• MATERIAL PROVIDED
****

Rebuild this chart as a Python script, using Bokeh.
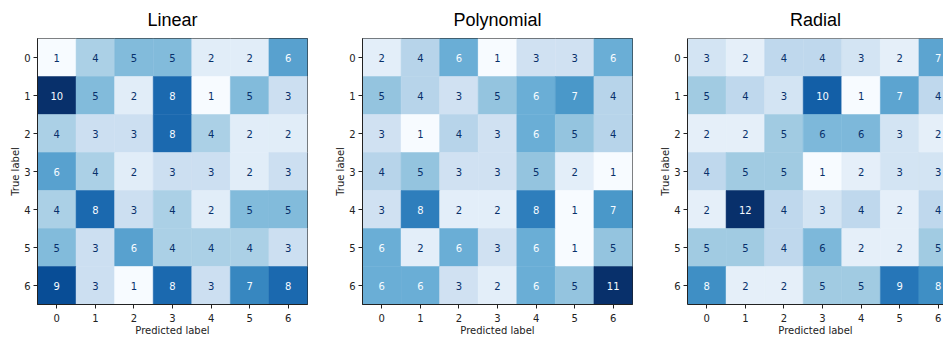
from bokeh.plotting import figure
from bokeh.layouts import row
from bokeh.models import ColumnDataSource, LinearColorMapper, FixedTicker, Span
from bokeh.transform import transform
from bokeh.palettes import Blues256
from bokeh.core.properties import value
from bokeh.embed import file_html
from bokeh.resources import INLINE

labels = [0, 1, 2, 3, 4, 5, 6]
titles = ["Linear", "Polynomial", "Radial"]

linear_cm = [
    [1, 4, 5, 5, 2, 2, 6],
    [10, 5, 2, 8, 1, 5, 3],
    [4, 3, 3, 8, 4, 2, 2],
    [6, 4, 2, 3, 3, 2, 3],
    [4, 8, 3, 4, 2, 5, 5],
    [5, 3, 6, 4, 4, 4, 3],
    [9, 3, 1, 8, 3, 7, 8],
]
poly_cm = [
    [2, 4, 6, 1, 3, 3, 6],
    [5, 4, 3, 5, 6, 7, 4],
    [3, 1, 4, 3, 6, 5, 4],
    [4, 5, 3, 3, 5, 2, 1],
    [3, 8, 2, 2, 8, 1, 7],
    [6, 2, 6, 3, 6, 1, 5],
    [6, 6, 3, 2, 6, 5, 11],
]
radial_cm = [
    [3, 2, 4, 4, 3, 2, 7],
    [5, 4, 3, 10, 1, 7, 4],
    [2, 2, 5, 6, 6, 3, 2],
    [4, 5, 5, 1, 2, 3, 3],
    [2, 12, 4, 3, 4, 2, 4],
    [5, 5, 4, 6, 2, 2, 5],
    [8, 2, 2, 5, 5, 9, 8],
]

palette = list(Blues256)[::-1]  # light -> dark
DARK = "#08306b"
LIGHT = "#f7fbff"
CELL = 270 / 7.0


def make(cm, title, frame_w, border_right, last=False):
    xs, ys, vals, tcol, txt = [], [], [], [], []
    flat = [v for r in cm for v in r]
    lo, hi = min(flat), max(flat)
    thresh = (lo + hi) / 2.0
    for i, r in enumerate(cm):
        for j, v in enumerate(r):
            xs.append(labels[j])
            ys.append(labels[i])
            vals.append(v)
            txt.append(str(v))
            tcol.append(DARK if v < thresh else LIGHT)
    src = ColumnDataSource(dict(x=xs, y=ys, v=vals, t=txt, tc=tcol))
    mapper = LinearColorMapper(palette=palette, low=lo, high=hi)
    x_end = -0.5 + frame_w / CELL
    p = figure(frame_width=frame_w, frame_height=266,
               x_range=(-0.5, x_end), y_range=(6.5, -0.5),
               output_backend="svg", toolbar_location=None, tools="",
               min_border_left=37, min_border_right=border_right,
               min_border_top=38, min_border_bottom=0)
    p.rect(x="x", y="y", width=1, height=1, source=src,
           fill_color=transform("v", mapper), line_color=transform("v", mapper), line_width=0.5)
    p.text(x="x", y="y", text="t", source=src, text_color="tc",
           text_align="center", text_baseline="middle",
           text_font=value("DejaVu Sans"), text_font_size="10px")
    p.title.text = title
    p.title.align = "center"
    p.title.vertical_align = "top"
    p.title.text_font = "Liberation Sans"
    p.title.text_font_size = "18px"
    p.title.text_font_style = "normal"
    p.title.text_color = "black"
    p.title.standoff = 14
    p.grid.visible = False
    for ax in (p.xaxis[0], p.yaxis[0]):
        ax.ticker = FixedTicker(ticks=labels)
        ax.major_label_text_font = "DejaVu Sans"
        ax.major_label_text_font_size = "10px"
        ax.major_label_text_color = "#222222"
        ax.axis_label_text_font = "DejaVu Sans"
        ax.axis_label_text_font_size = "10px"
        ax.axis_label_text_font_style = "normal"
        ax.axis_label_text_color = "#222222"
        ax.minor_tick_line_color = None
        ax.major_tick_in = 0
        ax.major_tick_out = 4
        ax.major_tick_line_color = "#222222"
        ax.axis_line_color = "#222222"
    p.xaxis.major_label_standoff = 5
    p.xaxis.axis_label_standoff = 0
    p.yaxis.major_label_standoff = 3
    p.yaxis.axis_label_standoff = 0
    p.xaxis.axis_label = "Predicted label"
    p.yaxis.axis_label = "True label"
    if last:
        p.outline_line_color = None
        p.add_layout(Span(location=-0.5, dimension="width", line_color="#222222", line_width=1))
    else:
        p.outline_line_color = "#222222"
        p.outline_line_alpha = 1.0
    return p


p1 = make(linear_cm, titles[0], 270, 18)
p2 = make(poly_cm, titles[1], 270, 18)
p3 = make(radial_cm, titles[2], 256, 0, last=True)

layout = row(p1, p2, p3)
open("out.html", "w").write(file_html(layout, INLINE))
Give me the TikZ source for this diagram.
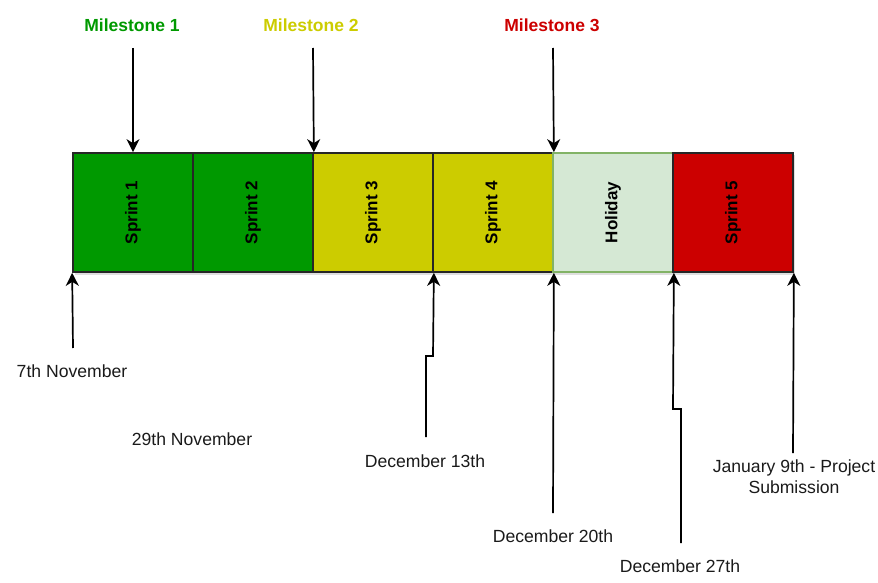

****

• YOUR OBJECTIVE
Stop after the line containing "from bokeh.resources import INLINE": copy the records exactly from the first line up to there, leaving pictures out.

• RESULT OF THE TASK
Rebuild this chart as a Python script, using Bokeh.
from bokeh.plotting import figure
from bokeh.layouts import row
from bokeh.models import ColumnDataSource, LinearColorMapper, FixedTicker, Span
from bokeh.transform import transform
from bokeh.palettes import Blues256
from bokeh.core.properties import value
from bokeh.embed import file_html
from bokeh.resources import INLINE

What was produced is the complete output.